Memo to Amazon.com: Open the Kindle
Amazon's Kindle e-book may turn out to be a textbook. A textbook example, that is, of how the strengths of closed platforms can quickly turn into a weakness.
From a product perspective, Kindle addresses every key weakness of its predecessors: Its screen is readable, its networking promises to be fluid and persistent, it has a keyboard so readers aren't merely readers, and it comes with a large supply of relatively low cost, popular books.

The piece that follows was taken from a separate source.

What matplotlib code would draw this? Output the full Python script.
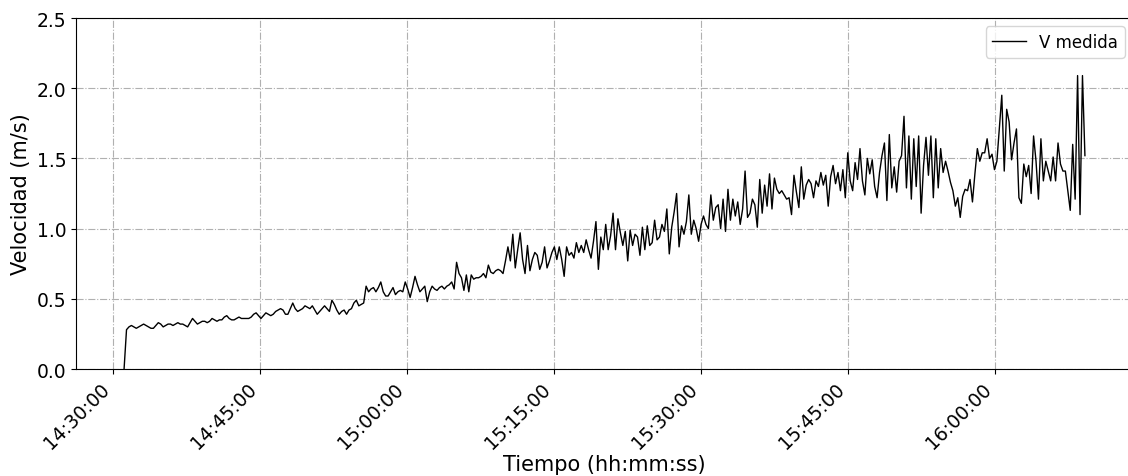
import numpy as np
import pandas as pd
import matplotlib
matplotlib.use("Agg")
import matplotlib.pyplot as plt
import matplotlib.dates as mdates

# velocity readings (m/s), grouped by quarter hour
v_1430 = [0.00, 0.28, 0.30, 0.31, 0.30, 0.29, 0.30, 0.31, 0.32, 0.31, 0.30, 0.29,
          0.29, 0.31, 0.33, 0.32, 0.30, 0.31, 0.32, 0.32, 0.31, 0.32, 0.33, 0.32, 0.32, 0.31, 0.30, 0.33, 0.36, 0.34, 0.32, 0.33,
          0.34, 0.34, 0.33, 0.34, 0.36, 0.35, 0.34, 0.35, 0.35, 0.37, 0.38, 0.36, 0.35, 0.35, 0.36, 0.37, 0.36, 0.36, 0.36, 0.36]
v_1445 = [0.37, 0.39, 0.40, 0.38, 0.36, 0.38, 0.40, 0.39, 0.38, 0.39, 0.41, 0.42, 0.43, 0.42, 0.39, 0.39, 0.43, 0.47, 0.43, 0.41,
          0.42, 0.43, 0.45, 0.44, 0.43, 0.45, 0.42, 0.39, 0.41, 0.43, 0.45, 0.43, 0.41, 0.49, 0.46, 0.42, 0.39, 0.41, 0.42, 0.39,
          0.42, 0.43, 0.47, 0.49, 0.45, 0.46, 0.47, 0.59, 0.55, 0.57, 0.58, 0.55, 0.58, 0.62, 0.55, 0.52, 0.52, 0.55, 0.58, 0.53]
v_1500 = [0.55, 0.56, 0.55, 0.62, 0.57, 0.51, 0.58, 0.66, 0.60, 0.55, 0.57, 0.59, 0.48, 0.55, 0.59, 0.57, 0.56, 0.58, 0.59, 0.57,
          0.59, 0.60, 0.62, 0.57, 0.76, 0.68, 0.65, 0.56, 0.67, 0.55, 0.67, 0.64, 0.65, 0.65, 0.66, 0.68, 0.65, 0.74, 0.69, 0.68,
          0.70, 0.71, 0.70, 0.68, 0.77, 0.87, 0.77, 0.96, 0.72, 0.85, 0.97, 0.78, 0.68, 0.88, 0.70, 0.78, 0.83, 0.81, 0.71, 0.76]
v_1515 = [0.87, 0.72, 0.77, 0.83, 0.87, 0.78, 0.87, 0.78, 0.66, 0.87, 0.81, 0.83, 0.79, 0.90, 0.83, 0.88, 0.83, 0.92, 0.85, 0.79,
          0.91, 1.05, 0.71, 0.94, 0.85, 1.03, 0.85, 0.95, 1.11, 0.85, 1.07, 0.97, 0.88, 0.98, 0.77, 0.99, 0.88, 0.96, 0.94, 0.81,
          1.01, 0.85, 1.02, 0.88, 0.90, 1.06, 0.92, 0.94, 1.03, 0.98, 1.14, 0.82, 1.01, 1.12, 1.25, 0.87, 1.02, 0.96, 1.05, 1.24]
v_1530 = [0.96, 1.06, 1.00, 0.91, 1.03, 1.09, 1.03, 1.00, 1.24, 1.06, 1.15, 1.17, 1.00, 1.21, 0.98, 1.28, 1.06, 1.21, 1.09, 1.19,
          1.03, 1.14, 1.41, 1.08, 1.11, 1.21, 1.17, 1.01, 1.35, 1.11, 1.31, 1.16, 1.39, 1.14, 1.36, 1.28, 1.25, 1.27, 1.24, 1.21,
          1.22, 1.10, 1.38, 1.26, 1.15, 1.44, 1.21, 1.31, 1.35, 1.32, 1.22, 1.34, 1.30, 1.40, 1.31, 1.38, 1.16, 1.37, 1.45, 1.32]
v_1545 = [1.40, 1.27, 1.42, 1.22, 1.54, 1.34, 1.27, 1.47, 1.35, 1.57, 1.34, 1.24, 1.50, 1.39, 1.49, 1.30, 1.22, 1.40, 1.52, 1.61,
          1.20, 1.67, 1.29, 1.44, 1.26, 1.48, 1.52, 1.80, 1.29, 1.66, 1.21, 1.64, 1.30, 1.66, 1.11, 1.45, 1.65, 1.38, 1.66, 1.22,
          1.64, 1.29, 1.57, 1.40, 1.48, 1.41, 1.33, 1.27, 1.16, 1.22, 1.08, 1.23, 1.28, 1.27, 1.35, 1.19, 1.39, 1.57, 1.48, 1.54]
v_1600 = [1.54, 1.64, 1.50, 1.53, 1.42, 1.48, 1.72, 1.95, 1.41, 1.85, 1.76, 1.49, 1.61, 1.71, 1.22, 1.18, 1.46, 1.37, 1.45, 1.25,
          1.66, 1.48, 1.21, 1.64, 1.34, 1.48, 1.41, 1.34, 1.51, 1.34, 1.61, 1.46, 1.41, 1.41, 1.27, 1.13, 1.60, 1.21, 2.09, 1.10,
          2.09, 1.52]

t_start = "2023-01-01 14:31:07"
t_end = "2023-01-01 16:09:11"

v = np.array(v_1430 + v_1445 + v_1500 + v_1515 + v_1530 + v_1545 + v_1600)
t = pd.date_range(t_start, t_end, periods=len(v))

fig = plt.figure(figsize=(11.28, 4.77), dpi=100)
ax = fig.add_axes([0.0674, 0.2243, 0.9370, 0.7358])

ax.plot(t, v, color="black", linewidth=1.0, label="V medida")

ax.set_ylim(0, 2.5)
ax.set_yticks([0.0, 0.5, 1.0, 1.5, 2.0, 2.5])
ax.xaxis.set_major_locator(mdates.MinuteLocator(byminute=[0, 15, 30, 45]))
ax.xaxis.set_major_formatter(mdates.DateFormatter("%H:%M:%S"))
plt.setp(ax.get_xticklabels(), rotation=45, ha="right")
ax.tick_params(labelsize=13.5)

ax.grid(True, linestyle="-.", color="#b0b0b0", linewidth=0.8)
ax.set_axisbelow(True)

ax.set_xlabel("Tiempo (hh:mm:ss)", fontsize=15)
ax.xaxis.set_label_coords(0.5, -0.243)
ax.set_ylabel("Velocidad (m/s)", fontsize=15)
ax.legend(loc="upper right", fontsize=12)

fig.savefig("out.png", dpi=100)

But Kindle operates in a closed universe, and that’s why it probably won’t succeed in the long term as currently constructed. It's easy to see why Amazon went with the “closed” strategy: Amazon makes money controlling the transactions and the content. That's why iPod requires you to use iTunes and that's worked out pretty well for Apple. For similar reasons, Facebook doesn't let users extract to other social networks all the information they've invested in the site.
Going with a closed strategy is often only a short-term solution. The demand for content can create pressures that force a company to open its devices or face competition from new products or platforms that trumpet their openness. For example, the success of Facebook and MySpace are responsible for the demand that Google's OpenSocial initiative addresses. Facebook this summer anticipated the demand for open social networking platforms by enabling third parties to build applications that run on it. Salesforce.com is also headed down the path to openness with its application exchange. Firefox has gained market share against Microsoft's browser in no small part because it's open to plug-ins.
In almost every case, markets tend toward openness. Being closed works sometimes, but because it's almost always done for the benefit of the company and against the interest of users, openness is almost always the right long-term strategy. Is your company or product in the crosshairs of an open movement? Here are four indicators that suggest an “open” strategy is right for you:
The benefit your product brings customers is broad and of cultural significance. We're fine using closed software for figuring out our hat size, but music, books, and friendships have such reach across every aspect of our lives that we will want to tear down the walls of any product that tries to confine us.
The quality of what your product delivers is subjective. The quality of the readings provided by a medical device that measures blood sugar is not subjective, but the quality of a music video is. The more subjective the quality, the greater the imperative that users be able to decide for themselves what they want from your product.
The benefit your product brings naturally wants to be a commodity. If the price of what your product delivers is high only because you have a lock on the market, your lock is unlikely to hold. The New York Times certainly has a lock on the output of NY Times columnists, yet it recently ended the Times Select program, enabling people once again to read those columnists without a paid subscription. While NY Times columnists are not exactly a commodity “product,” in an age of abundance insight is nevertheless in over-supply.
Your product could be construed as a platform. Does it provide a broad (as opposed to narrow) service? Does it benefit by enabling a wide variety of functions? If so, as your product succeeds, users benefit if more and more functionality is poured into it ... more functionality than could be supplied by your company alone.
What about you? Do you think Kindle will be able to maintain itself as a relatively closed system? How about iTunes? Where do you see openness encroaching next?
David Weinberger is the author of Everything Is Miscellaneous: The Power of the New Digital Disorder and a fellow at the Berkman Center for Internet and Society at Harvard Law School.